Later on, when he covers the idea of Primitive Unity, he dismisses holistic awareness on the basis of separate areas of the brain contribute separate information, but that is based on an expectation that the brain is the cause of awareness rather than the event horizon of privacy as it becomes public (and vice versa) on many levels and scales. The whole idea of ‘building whole experiences’ from atomistic parts assumes holism as a possibility, even as it seeks to deny that possibility. How can a whole experience be built without an expectation of wholes?
Attention is not what consciousness is, it is what consciousness does. In order for attention to exist, there must first be the capacity to receive sensation and to appreciate that sensation qualitatively. Only then, when we have something to pay attention to, can be find our capacity to participate actively in what we perceive.
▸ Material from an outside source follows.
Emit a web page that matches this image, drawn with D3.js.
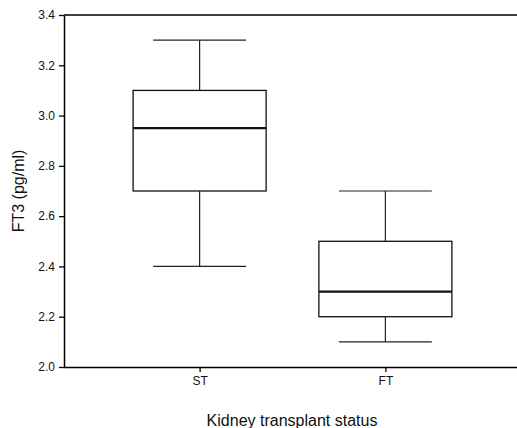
<!DOCTYPE html>
<html>
<head>
<meta charset="utf-8">
<script src="https://cdn.jsdelivr.net/npm/d3@7"></script>
<style>
  body { margin: 0; background: #fff; }
  svg { display: block; font-family: "Liberation Sans", Arial, sans-serif; }
</style>
</head>
<body>
<div id="chart"></div>
<script>
// groups and five-number summaries
const groups = ["ST", "FT"];
const mins = [2.4, 2.1];
const q1s = [2.7, 2.2];
const medians = [2.95, 2.3];
const q3s = [3.1, 2.5];
const maxs = [3.3, 2.7];
const yTicks = [2.0, 2.2, 2.4, 2.6, 2.8, 3.0, 3.2, 3.4];

const width = 517, height = 428;
const plotLeft = 64, plotTop = 15, plotBottom = 367;

const data = groups.map((g, i) => ({
	group: g, min: mins[i], q1: q1s[i], median: medians[i], q3: q3s[i], max: maxs[i]
}));

const svg = d3.select("#chart").append("svg")
	.attr("width", width)
	.attr("height", height);

const x = d3.scalePoint().domain(groups).range([plotLeft, 521]).padding(0.73);
const step = x.step();
const y = d3.scaleLinear().domain([2.0, 3.4]).range([plotBottom, plotTop]);

const boxW = step * 0.716;
const capW = step * 0.5;

// boxes
const g = svg.selectAll(".box").data(data).enter().append("g").attr("class", "box");

g.append("line")
	.attr("x1", d => x(d.group)).attr("x2", d => x(d.group))
	.attr("y1", d => y(d.max)).attr("y2", d => y(d.q3))
	.attr("stroke", "#222").attr("stroke-width", 1.2);
g.append("line")
	.attr("x1", d => x(d.group)).attr("x2", d => x(d.group))
	.attr("y1", d => y(d.q1)).attr("y2", d => y(d.min))
	.attr("stroke", "#222").attr("stroke-width", 1.2);
g.append("line")
	.attr("x1", d => x(d.group) - capW / 2).attr("x2", d => x(d.group) + capW / 2)
	.attr("y1", d => y(d.max)).attr("y2", d => y(d.max))
	.attr("stroke", "#222").attr("stroke-width", 1.2);
g.append("line")
	.attr("x1", d => x(d.group) - capW / 2).attr("x2", d => x(d.group) + capW / 2)
	.attr("y1", d => y(d.min)).attr("y2", d => y(d.min))
	.attr("stroke", "#222").attr("stroke-width", 1.2);
g.append("rect")
	.attr("x", d => x(d.group) - boxW / 2)
	.attr("width", boxW)
	.attr("y", d => y(d.q3))
	.attr("height", d => y(d.q1) - y(d.q3))
	.attr("fill", "#fff")
	.attr("stroke", "#111").attr("stroke-width", 1.3);
g.append("line")
	.attr("x1", d => x(d.group) - boxW / 2).attr("x2", d => x(d.group) + boxW / 2)
	.attr("y1", d => y(d.median)).attr("y2", d => y(d.median))
	.attr("stroke", "#111").attr("stroke-width", 2.2);

// axes
const axisY = svg.append("g")
	.attr("transform", `translate(${plotLeft},0)`)
	.call(d3.axisLeft(y).tickValues(yTicks).tickFormat(d3.format(".1f")).tickSize(5).tickSizeOuter(0));
const axisX = svg.append("g")
	.attr("transform", `translate(0,${plotBottom})`)
	.call(d3.axisBottom(x).tickSize(5).tickSizeOuter(0));

[axisY, axisX].forEach(a => {
	a.select(".domain").attr("stroke", "#000").attr("stroke-width", 1.5);
	a.selectAll(".tick line").attr("stroke", "#000").attr("stroke-width", 1.3);
	a.selectAll(".tick text").attr("fill", "#111")
		.style("font-family", "'Liberation Sans', Arial, sans-serif")
		.style("font-size", "12px");
});
axisX.select(".domain").attr("d", `M${plotLeft},0.5H${width}`);
axisX.selectAll(".tick text").attr("dy", "0.71em").attr("y", 9);
axisY.selectAll(".tick text").attr("x", -9);

// top frame line
svg.append("line")
	.attr("x1", plotLeft).attr("x2", width)
	.attr("y1", plotTop).attr("y2", plotTop)
	.attr("stroke", "#000").attr("stroke-width", 1.5);

// titles
svg.append("text")
	.attr("x", 292).attr("y", 426)
	.attr("text-anchor", "middle")
	.style("font-size", "16px").attr("fill", "#111")
	.text("Kidney transplant status");

svg.append("text")
	.attr("transform", `translate(24,191) rotate(-90)`)
	.attr("text-anchor", "middle")
	.style("font-size", "16px").attr("fill", "#111")
	.text("FT3 (pg/ml)");
</script>
</body>
</html>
As far as the refrigerator light idea goes, I think that is a good line of thought to explore with consciousness as I think it should lead to a questioning not only of the constancy of the light, but of the darkness as well. We cannot assume that either the naive state of light on or the sophisticated state of light on with door open/off when closed is more real than the other. Instead, each view only reflects the perspective which is getting the attention. When we look at consciousness from the point of view of a brain, we can only find explanations which break consciousness apart into subconscious and impersonal operations. It is a confirmation bias of a different sort which is never considered.